Dear Editor,
One of our other public companies – Caribbean Container Inc. (CCI) – seems to have an even more serious problem with its share price than Banks DIH Limited does. Between the Stock Exchange (GASCI) trading session 1007 on 20 February 2023 and trading session 1057 on 5 February 2024, the price of CCI’s shares has skyrocketed from $40 to $200. There is nothing in the fundamentals of that company (see Table below) that could conceivably justify anything close to this 400% increase in the share price over a 1-year period. In fact, if we go back one year earlier to 27 June 2022 when the price was $15, the increase is a staggering 1,233%!
The only noteworthy development in the Company is the leasing of part of its property which will generate a steady flow of income in the immediate future.
Source of Information: Annual Reports and GASCI Website
The principal shareholders in the company are Demerara Holdings Inc., whose ultimate beneficial owner is the estate of its former Managing Director, which owns 85.92% of CCI’s shares, and Secure International Inc., a Beharry Group company which owns 5.16%. The Securities Industry Act requires disclosure of 5% or more.
The number of shares traded between February last year and this month to date, was 66,400 and between 27 June 2022, that number was 90,200. For completeness, the average number of shares traded over eighteen sessions was 3,688 shares. This represents just 0.059 % of the 150,916,595 shares in issue. It ought not to be that transactions involving 0.059% of shares in issue can move the share price by 1,233%! While this is an extreme case, such distortions are not unique to CCI as the trading records of DDL and Banks DIH show.

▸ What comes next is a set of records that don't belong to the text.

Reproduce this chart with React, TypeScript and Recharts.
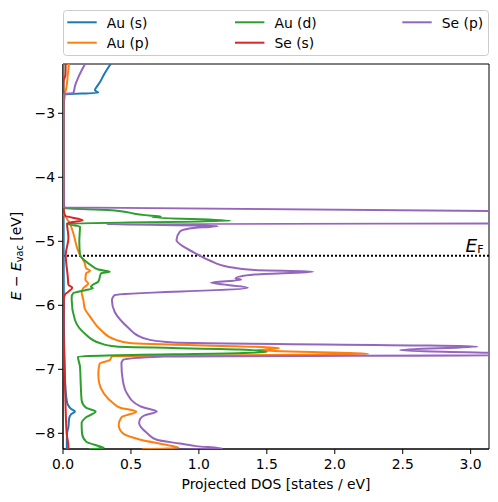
import React from 'react';
import { ScatterChart, Scatter, XAxis, YAxis, ReferenceLine, ReferenceArea } from 'recharts';

// Series names and colours
const seriesNames = ['Au (s)', 'Au (p)', 'Au (d)', 'Se (s)', 'Se (p)'];
const seriesColors = ['#1f77b4', '#ff7f0e', '#2ca02c', '#d62728', '#9467bd'];

// Energy (eV, relative to vacuum) and projected DOS values for each series
const auS_E = [-8.27, -8.21, -8.0, -7.9, -7.77, -7.7, -7.66, -7.62, -7.55, -7.48, -7.17, -6.8, -6.0, -5.0, -4.0, -3.0, -2.705, -2.68, -2.64, -2.58, -2.52, -2.4, -2.2];
const auS_DOS = [0.03, 0.028, 0.03, 0.04, 0.045, 0.06, 0.088, 0.06, 0.035, 0.027, 0.015, 0.01, 0.006, 0.005, 0.004, 0.004, 0.01, 0.26, 0.235, 0.25, 0.27, 0.3, 0.36];

const auP_E = [-8.25, -8.228, -8.18, -8.1, -8.0, -7.87, -7.75, -7.66, -7.6, -7.53, -7.375, -7.2, -7.06, -6.91, -6.855, -6.8, -6.76, -6.7, -6.67, -6.59, -6.54, -6.39, -6.18, -6.05, -5.92, -5.79, -5.73, -5.66, -5.6, -5.5, -5.46, -5.42, -5.34, -5.21, -5.14, -4.875, -4.72, -4.65, -4.56, -4.4, -3.0, -2.69, -2.6, -2.4, -2.2];
const auP_DOS = [0.58, 0.85, 0.76, 0.57, 0.44, 0.41, 0.43, 0.54, 0.42, 0.37, 0.3, 0.265, 0.26, 0.27, 0.345, 0.36, 2.245, 1.43, 1.59, 0.49, 0.39, 0.28, 0.2, 0.16, 0.15, 0.137, 0.15, 0.186, 0.165, 0.17, 0.2, 0.17, 0.16, 0.125, 0.11, 0.076, 0.05, 0.03, 0.005, 0.003, 0.003, 0.015, 0.025, 0.035, 0.046];

const auD_E = [-8.25, -8.228, -8.21, -8.13, -8.0, -7.84, -7.75, -7.66, -7.6, -7.48, -7.2, -6.96, -6.8, -6.73, -6.69, -6.645, -6.59, -6.44, -6.23, -5.92, -5.865, -5.81, -5.76, -5.735, -5.71, -5.68, -5.63, -5.5, -5.475, -5.44, -5.38, -5.3, -5.21, -5.0, -4.77, -4.725, -4.68, -4.625, -4.61, -4.6, -4.51, -4.485, -4.4, -3.0, -2.2];
const auD_DOS = [0.19, 0.3, 0.28, 0.17, 0.14, 0.137, 0.17, 0.24, 0.17, 0.137, 0.13, 0.125, 0.11, 1.5, 1.3, 0.39, 0.27, 0.16, 0.088, 0.064, 0.064, 0.076, 0.17, 0.22, 0.205, 0.22, 0.26, 0.28, 0.345, 0.26, 0.21, 0.16, 0.125, 0.12, 0.125, 0.03, 1.23, 0.66, 0.72, 0.65, 0.33, 0.015, 0.003, 0.003, 0.003];

const seS_E = [-8.27, -8.21, -8.0, -7.5, -7.0, -6.65, -6.3, -5.9, -5.83, -5.78, -5.725, -5.68, -5.55, -5.21, -4.95, -4.72, -4.67, -4.6, -4.5, -4.0, -3.0, -2.5, -2.4, -2.2];
const seS_DOS = [0.04, 0.04, 0.027, 0.018, 0.012, 0.007, 0.005, 0.006, 0.015, 0.044, 0.068, 0.04, 0.035, 0.02, 0.04, 0.03, 0.145, 0.015, 0.005, 0.003, 0.003, 0.004, 0.018, 0.02];

const seP_E = [-8.26, -8.237, -8.2, -8.16, -8.1, -8.0, -7.84, -7.77, -7.72, -7.66, -7.6, -7.58, -7.375, -7.17, -6.91, -6.855, -6.8, -6.775, -6.7, -6.645, -6.58, -6.54, -6.46, -6.37, -6.1, -5.92, -5.865, -5.84, -5.725, -5.645, -5.6, -5.58, -5.52, -5.475, -5.45, -5.4, -5.3, -5.21, -5.1, -4.98, -4.85, -4.8, -4.76, -4.73, -4.7, -4.47, -4.0, -3.0, -2.705, -2.68, -2.56, -2.45, -2.2];
const seP_DOS = [0.55, 1.17, 0.98, 0.86, 0.69, 0.62, 0.56, 0.57, 0.6, 0.69, 0.6, 0.57, 0.47, 0.44, 0.43, 0.44, 0.74, 3.6, 2.48, 3.05, 0.81, 0.64, 0.54, 0.49, 0.38, 0.36, 0.37, 0.38, 1.36, 1.09, 1.31, 1.27, 1.41, 1.84, 1.41, 1.22, 1.08, 0.995, 0.9, 0.835, 0.86, 0.93, 1.14, 0.32, 13, 0.005, 0.003, 0.003, 0.005, 0.076, 0.09, 0.11, 0.17];

const fermiLevel = -5.225;
const xTicks = [0, 0.5, 1.0, 1.5, 2.0, 2.5, 3.0];
const yTicks = [-8, -7, -6, -5, -4, -3];
const xDomain = [0, 3.135];
const yDomain = [-8.245, -2.23];

const zip = (E: number[], D: number[]) => E.map((e, i) => ({ x: D[i], y: e }));
const seriesData = [
  zip(auS_E, auS_DOS),
  zip(auP_E, auP_DOS),
  zip(auD_E, auD_DOS),
  zip(seS_E, seS_DOS),
  zip(seP_E, seP_DOS),
];

const FONT = 'DejaVu Sans';
const minus = (v: number) => String(v).replace('-', '\u2212');

const NoShape = () => <g />;

const Legend = () => {
  const cols = [67.3, 235, 402.3];
  const rows = [22.3, 42.7];
  const positions = [
    [0, 0], [0, 1], [1, 0], [1, 1], [2, 0],
  ];
  return (
    <svg width={498} height={60} style={{ position: 'absolute', left: 0, top: 0, pointerEvents: 'none' }}>
      <rect x={63.5} y={10.5} width={425} height={45} rx={3} ry={3} fill="#fff" fillOpacity={0.8} stroke="#cccccc" strokeWidth={1} />
      {seriesNames.map((n, i) => {
        const [c, r] = positions[i];
        const x = cols[c];
        const y = rows[r];
        return (
          <g key={n}>
            <line x1={x} x2={x + 29.4} y1={y} y2={y} stroke={seriesColors[i]} strokeWidth={2} />
            <text x={x + 39.4} y={y + 5.2} fontFamily={FONT} fontSize={13.9} fill="#000">{n}</text>
          </g>
        );
      })}
    </svg>
  );
};

export default function App() {
  return (
    <div style={{ position: 'absolute', left: 0, top: 0, width: 498, height: 502, background: '#fff' }}>
      <ScatterChart width={498} height={502} margin={{ top: 64, right: 9, bottom: 0, left: 0 }}>
        <XAxis
          type="number"
          dataKey="x"
          domain={xDomain}
          allowDataOverflow
          ticks={xTicks}
          tickFormatter={(v: number) => v.toFixed(1)}
          height={53}
          tickSize={5}
          tickMargin={5}
          stroke="#000"
          tick={{ fill: '#000', fontSize: 13.9, fontFamily: FONT }}
          label={{
            content: () => (
              <text x={276} y={488.5} textAnchor="middle" fontFamily={FONT} fontSize={13.9} fill="#000">
                Projected DOS [states / eV]
              </text>
            ),
          }}
        />
        <YAxis
          type="number"
          dataKey="y"
          domain={yDomain}
          allowDataOverflow
          ticks={yTicks}
          tickFormatter={(v: number) => minus(v)}
          width={63}
          tickSize={5}
          tickMargin={3}
          stroke="#000"
          tick={{ fill: '#000', fontSize: 13.9, fontFamily: FONT }}
          label={{
            content: () => (
              <text
                x={20.5}
                y={256}
                transform="rotate(-90, 20.5, 256)"
                textAnchor="middle"
                fontFamily={FONT}
                fontSize={13.9}
                fill="#000"
              >
                <tspan fontStyle="italic">E</tspan>
                <tspan> {'\u2212'} </tspan>
                <tspan fontStyle="italic">E</tspan>
                <tspan fontSize={9.7} dy={2.5}>vac</tspan>
                <tspan dy={-2.5}> [eV]</tspan>
              </text>
            ),
          }}
        />
        {seriesData.map((d, i) => (
          <Scatter
            key={seriesNames[i]}
            name={seriesNames[i]}
            data={d}
            line={{ stroke: seriesColors[i], strokeWidth: 2, fill: 'none' }}
            lineJointType="monotoneY"
            shape={NoShape}
            isAnimationActive={false}
          />
        ))}
        <ReferenceLine
          y={fermiLevel}
          stroke="#000"
          strokeWidth={2}
          strokeDasharray="2 2"
          label={{
            content: () => (
              <text x={465.5} y={251.7} fontFamily={FONT} fontSize={18.4} fill="#000">
                <tspan fontStyle="italic">E</tspan>
                <tspan fontSize={11} dy={1}>F</tspan>
              </text>
            ),
          }}
        />
        <ReferenceArea
          x1={xDomain[0]}
          x2={xDomain[1]}
          y1={yDomain[0]}
          y2={yDomain[1]}
          fill="none"
          fillOpacity={0}
          stroke="#000"
          strokeWidth={1}
          strokeOpacity={1}
        />
      </ScatterChart>
      <Legend />
    </div>
  );
}
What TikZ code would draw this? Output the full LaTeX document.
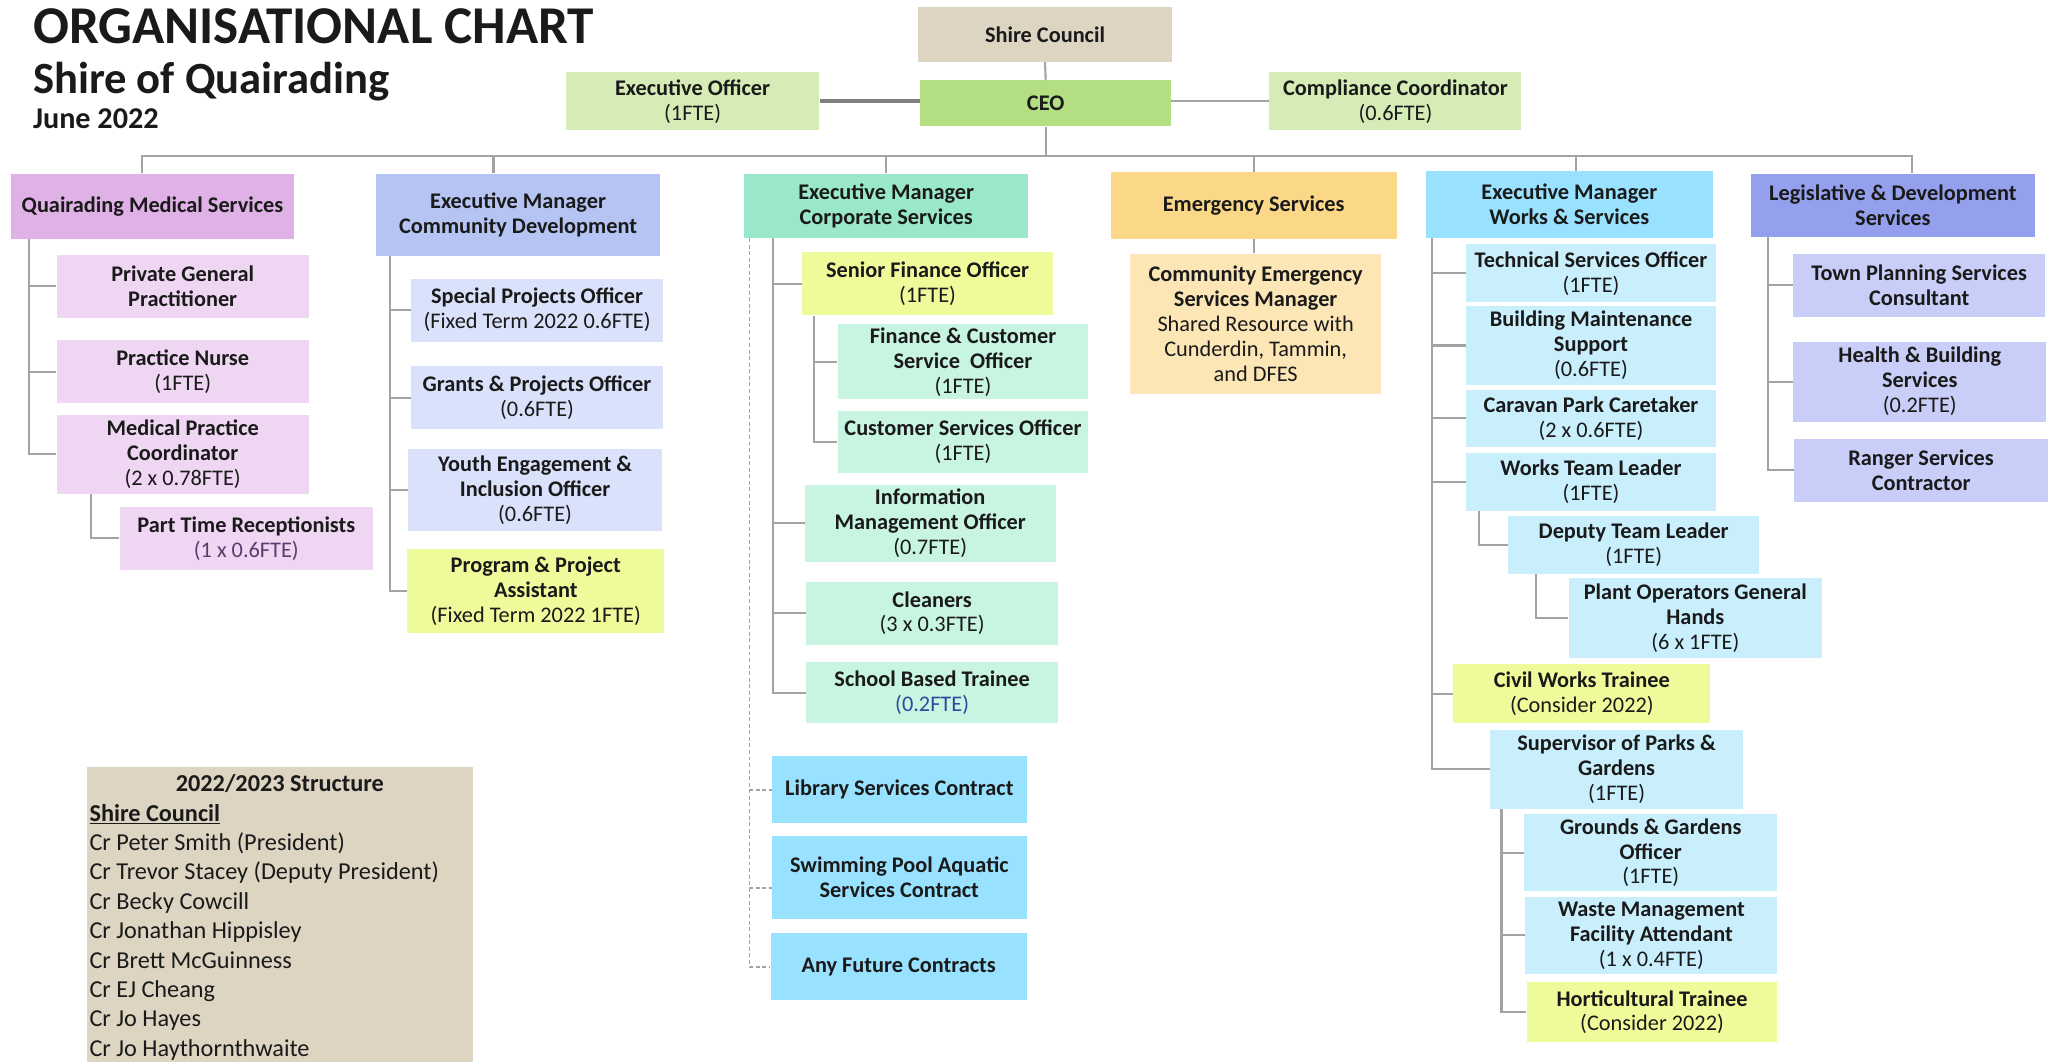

I am not suggesting any insider dealing or other improper conduct on the part of any person, including CCI’s management. But rather that something is wrong with the working of our Stock Exchange, its shareholdings, market participants and shareholder and investor education. There is a lot of blame to go around, including misleading information in annual reports and peddled by chairpersons of public companies.
Part of the solution lies in meaningful reform but efforts to get successive governments to pay attention to both GASCI and the Securities Exchange have produced little or no fruit. I am hopeful that the recent comments published in the Stabroek News on Banks DIH Inc. and now this extreme disclosure will stir the powers that be into some meaningful action.
An immediate course of action would be for the Stock Exchange to immediately suspend trading of shares in this company, and to make inquiries and appropriate recommendations. We cannot at the same time boast of a world class economy and have an imperfectly functioning Stock Exchange.